Density wave patterns for fermionic dipolar molecules on a square optical lattice: Mean-field-theory analysis

TL;DR

This paper investigates the phase diagram of ultracold fermionic dipolar molecules on a 2D square lattice, revealing various density wave phases and phase separation using mean-field theory and Monte Carlo analysis.

Contribution

It provides a mean-field phase diagram for dipolar molecules on a lattice, highlighting the stability of density wave phases and the suppression of higher-period phases.

Findings

Multiple density wave phases identified

Phase separation observed between phases

Higher-period phases suppressed in exact solutions

Abstract

We model a system of ultracold fermionic dipolar molecules on a two-dimensional square lattice.
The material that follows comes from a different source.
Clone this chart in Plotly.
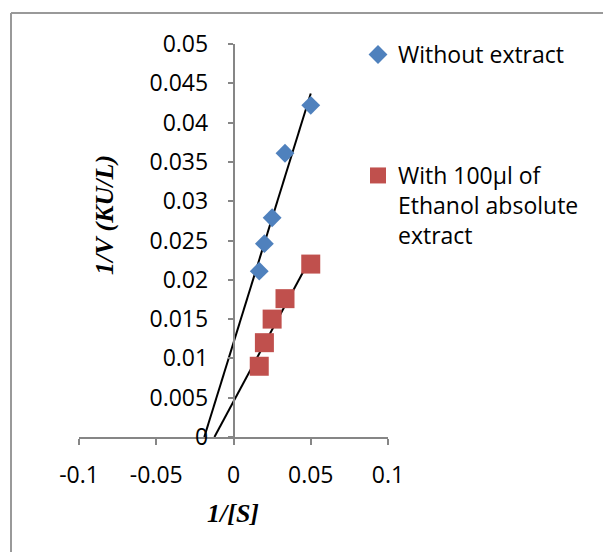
import numpy as np
import plotly.graph_objects as go

# ---- data ----
inv_s = [1/60, 1/50, 1/40, 1/30, 1/20]
v_without = [0.0211, 0.0246, 0.0279, 0.0361, 0.0422]
v_with = [0.0090, 0.0120, 0.0150, 0.0176, 0.0220]
name_without = "Without extract"
name_with = "With 100µl of<br>Ethanol absolute<br>extract"
x_tickvals = [-0.1, -0.05, 0, 0.05, 0.1]
x_ticktext = ["-0.1", "-0.05", "0", "0.05", "0.1"]
y_tickvals = [0, 0.005, 0.01, 0.015, 0.02, 0.025, 0.03, 0.035, 0.04, 0.045, 0.05]
y_ticktext = ["0", "0.005", "0.01", "0.015", "0.02", "0.025", "0.03", "0.035", "0.04", "0.045", "0.05"]

W, H = 603, 552
L, R, T, B = 79, 215, 44, 115
pw, ph = W - L - R, H - T - B

def px(x):
    return (x - L) / pw

def py(y):
    return (H - B - y) / ph

SANS = "Open Sans, sans-serif"
SERIF = "Liberation Serif, Times New Roman, serif"
FS = 23

fig = go.Figure()

def trend(xs, ys):
    m, b = np.polyfit(xs, ys, 1)
    x0 = -b / m
    x1 = max(xs)
    return [x0, x1], [m * x0 + b, m * x1 + b]

for xs, ys in [(inv_s, v_without), (inv_s, v_with)]:
    tx, ty = trend(np.array(xs), np.array(ys))
    fig.add_trace(go.Scatter(x=tx, y=ty, mode="lines", line=dict(color="black", width=2),
                             showlegend=False, hoverinfo="skip"))

fig.add_trace(go.Scatter(x=inv_s, y=v_without, mode="markers", name=name_without,
                         marker=dict(symbol="diamond", size=14.5, color="#4F81BD"),
                         legend="legend"))
fig.add_trace(go.Scatter(x=inv_s, y=v_with, mode="markers", name=name_with,
                         marker=dict(symbol="square", size=19, color="#C0504D"),
                         legend="legend2"))

fig.update_layout(
    width=W, height=H,
    margin=dict(l=L, r=R, t=T, b=B),
    paper_bgcolor="white", plot_bgcolor="white",
    font=dict(family=SANS, size=FS, color="black"),
    xaxis=dict(range=[-0.1, 0.1], tickvals=x_tickvals, ticktext=x_ticktext,
               showgrid=False, zeroline=False, showline=True, linecolor="#868686", linewidth=1.5,
               ticks="outside", ticklen=6, tickcolor="#868686", tickwidth=1.5,
               ticklabelstandoff=11, tickfont=dict(family=SANS, size=FS)),
    yaxis=dict(range=[0, 0.05], tickvals=y_tickvals, ticktext=y_ticktext,
               anchor="free", position=0.5,
               showgrid=False, zeroline=False, showline=True, linecolor="#868686", linewidth=1.5,
               ticks="outside", ticklen=5, tickcolor="#868686", tickwidth=1.5,
               ticklabelstandoff=15, tickfont=dict(family=SANS, size=FS)),
    legend=dict(x=px(358), y=py(33), xanchor="left", yanchor="top",
                font=dict(family=SANS, size=FS), bgcolor="rgba(0,0,0,0)"),
    legend2=dict(x=px(358), y=py(154), xanchor="left", yanchor="top", valign="top",
                 font=dict(family=SANS, size=FS), bgcolor="rgba(0,0,0,0)"),
    showlegend=True,
)

fig.add_annotation(text="<b><i>1/V (KU/L)</i></b>", xref="paper", yref="paper",
                   x=px(105), y=py(215), xanchor="center", yanchor="middle",
                   textangle=-90, showarrow=False,
                   font=dict(family=SERIF, size=26, color="black"))
fig.add_annotation(text="<b><i>1/[S]</i></b>", xref="paper", yref="paper",
                   x=px(233), y=py(513), xanchor="center", yanchor="middle", showarrow=False,
                   font=dict(family=SERIF, size=26, color="black"))

# chart outer border (top and left visible)
fig.add_shape(type="line", xref="paper", yref="paper", x0=px(11), x1=px(700), y0=py(13), y1=py(13),
              line=dict(color="#999999", width=2))
fig.add_shape(type="line", xref="paper", yref="paper", x0=px(11), x1=px(11), y0=py(13), y1=py(700),
              line=dict(color="#999999", width=2))

fig.write_html("out.html")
Assuming that the molecules are in their nondegenerate hyperfine ground state, and that the dipole moment is polarized perpendicular to the plane (as in the recent experiments on 40K-87Rb molecules), we approximate these molecules as spinless fermions with long range repulsive dipolar interactions. We use mean field theory to obtain the restricted phase diagram as a function of the filling, the strength of interaction and the temperature. We find a number of ordered density wave phases in the system, as well as phase separation between these phases. A Monte Carlo analysis shows that the higher-period phases are usually suppressed in the exact solution.